[OBJECTIVE] Copy all of the material word for word, except for the pictures.

[DATA SHOWN]

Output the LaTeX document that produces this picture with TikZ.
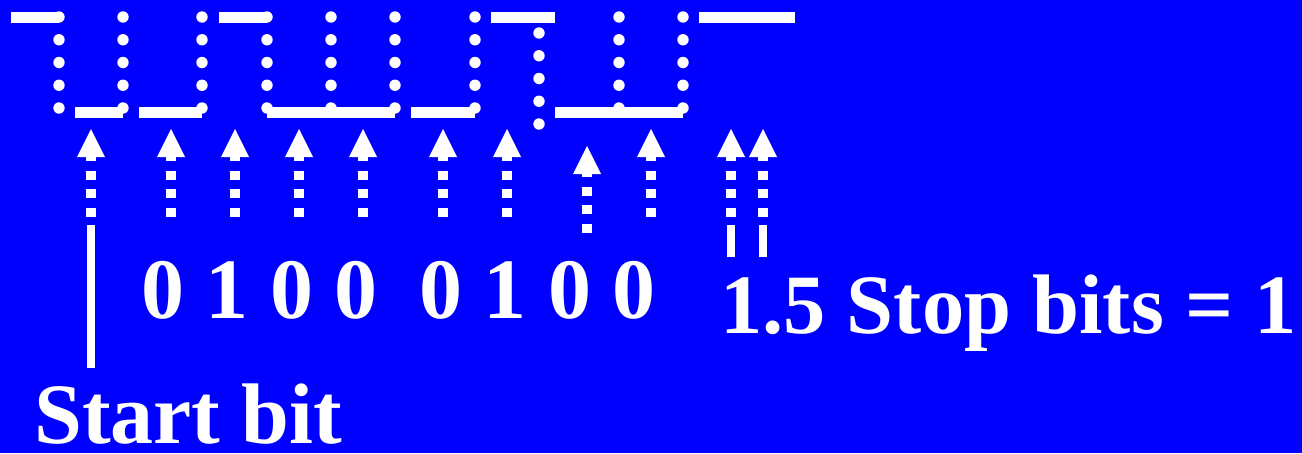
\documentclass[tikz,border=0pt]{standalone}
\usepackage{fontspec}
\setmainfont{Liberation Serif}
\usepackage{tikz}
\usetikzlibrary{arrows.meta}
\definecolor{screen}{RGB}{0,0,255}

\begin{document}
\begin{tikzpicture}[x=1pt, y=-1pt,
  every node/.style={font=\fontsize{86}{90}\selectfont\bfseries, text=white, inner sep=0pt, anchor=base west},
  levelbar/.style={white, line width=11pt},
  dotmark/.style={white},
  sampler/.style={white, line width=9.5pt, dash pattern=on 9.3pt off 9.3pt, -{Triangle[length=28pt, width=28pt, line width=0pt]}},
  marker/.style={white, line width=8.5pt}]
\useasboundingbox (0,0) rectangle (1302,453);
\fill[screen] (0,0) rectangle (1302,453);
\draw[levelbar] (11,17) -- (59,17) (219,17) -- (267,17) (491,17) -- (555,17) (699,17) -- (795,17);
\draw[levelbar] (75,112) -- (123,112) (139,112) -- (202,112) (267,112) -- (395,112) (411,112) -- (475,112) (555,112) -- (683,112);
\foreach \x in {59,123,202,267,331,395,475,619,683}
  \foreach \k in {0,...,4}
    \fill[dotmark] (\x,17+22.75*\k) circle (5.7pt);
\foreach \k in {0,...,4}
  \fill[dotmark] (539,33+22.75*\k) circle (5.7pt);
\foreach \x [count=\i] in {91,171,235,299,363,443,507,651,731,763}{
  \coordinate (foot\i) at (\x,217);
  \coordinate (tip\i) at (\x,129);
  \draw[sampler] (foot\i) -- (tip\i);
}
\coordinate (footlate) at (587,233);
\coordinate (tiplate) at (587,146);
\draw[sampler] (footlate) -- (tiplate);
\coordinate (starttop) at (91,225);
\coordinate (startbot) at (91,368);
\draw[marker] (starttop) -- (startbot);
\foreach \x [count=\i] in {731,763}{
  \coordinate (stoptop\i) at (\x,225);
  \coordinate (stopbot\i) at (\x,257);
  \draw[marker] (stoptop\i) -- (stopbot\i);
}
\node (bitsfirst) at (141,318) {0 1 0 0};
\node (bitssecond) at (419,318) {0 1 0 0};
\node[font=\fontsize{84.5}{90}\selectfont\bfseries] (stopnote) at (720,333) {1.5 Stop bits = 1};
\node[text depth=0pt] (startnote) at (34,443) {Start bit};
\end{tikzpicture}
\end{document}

[TASK RESULT]
Output the LaTeX document that produces this picture with TikZ.
\documentclass[tikz,border=0pt]{standalone}
\usepackage{fontspec}
\setmainfont{Liberation Serif}
\usepackage{tikz}
\usetikzlibrary{arrows.meta}
\definecolor{screen}{RGB}{0,0,255}

\begin{document}
\begin{tikzpicture}[x=1pt, y=-1pt,
  every node/.style={font=\fontsize{86}{90}\selectfont\bfseries, text=white, inner sep=0pt, anchor=base west},
  levelbar/.style={white, line width=11pt},
  dotmark/.style={white},
  sampler/.style={white, line width=9.5pt, dash pattern=on 9.3pt off 9.3pt, -{Triangle[length=28pt, width=28pt, line width=0pt]}},
  marker/.style={white, line width=8.5pt}]
\useasboundingbox (0,0) rectangle (1302,453);
\fill[screen] (0,0) rectangle (1302,453);
\draw[levelbar] (11,17) -- (59,17) (219,17) -- (267,17) (491,17) -- (555,17) (699,17) -- (795,17);
\draw[levelbar] (75,112) -- (123,112) (139,112) -- (202,112) (267,112) -- (395,112) (411,112) -- (475,112) (555,112) -- (683,112);
\foreach \x in {59,123,202,267,331,395,475,619,683}
  \foreach \k in {0,...,4}
    \fill[dotmark] (\x,17+22.75*\k) circle (5.7pt);
\foreach \k in {0,...,4}
  \fill[dotmark] (539,33+22.75*\k) circle (5.7pt);
\foreach \x [count=\i] in {91,171,235,299,363,443,507,651,731,763}{
  \coordinate (foot\i) at (\x,217);
  \coordinate (tip\i) at (\x,129);
  \draw[sampler] (foot\i) -- (tip\i);
}
\coordinate (footlate) at (587,233);
\coordinate (tiplate) at (587,146);
\draw[sampler] (footlate) -- (tiplate);
\coordinate (starttop) at (91,225);
\coordinate (startbot) at (91,368);
\draw[marker] (starttop) -- (startbot);
\foreach \x [count=\i] in {731,763}{
  \coordinate (stoptop\i) at (\x,225);
  \coordinate (stopbot\i) at (\x,257);
  \draw[marker] (stoptop\i) -- (stopbot\i);
}
\node (bitsfirst) at (141,318) {0 1 0 0};
\node (bitssecond) at (419,318) {0 1 0 0};
\node[font=\fontsize{84.5}{90}\selectfont\bfseries] (stopnote) at (720,333) {1.5 Stop bits = 1};
\node[text depth=0pt] (startnote) at (34,443) {Start bit};
\end{tikzpicture}
\end{document}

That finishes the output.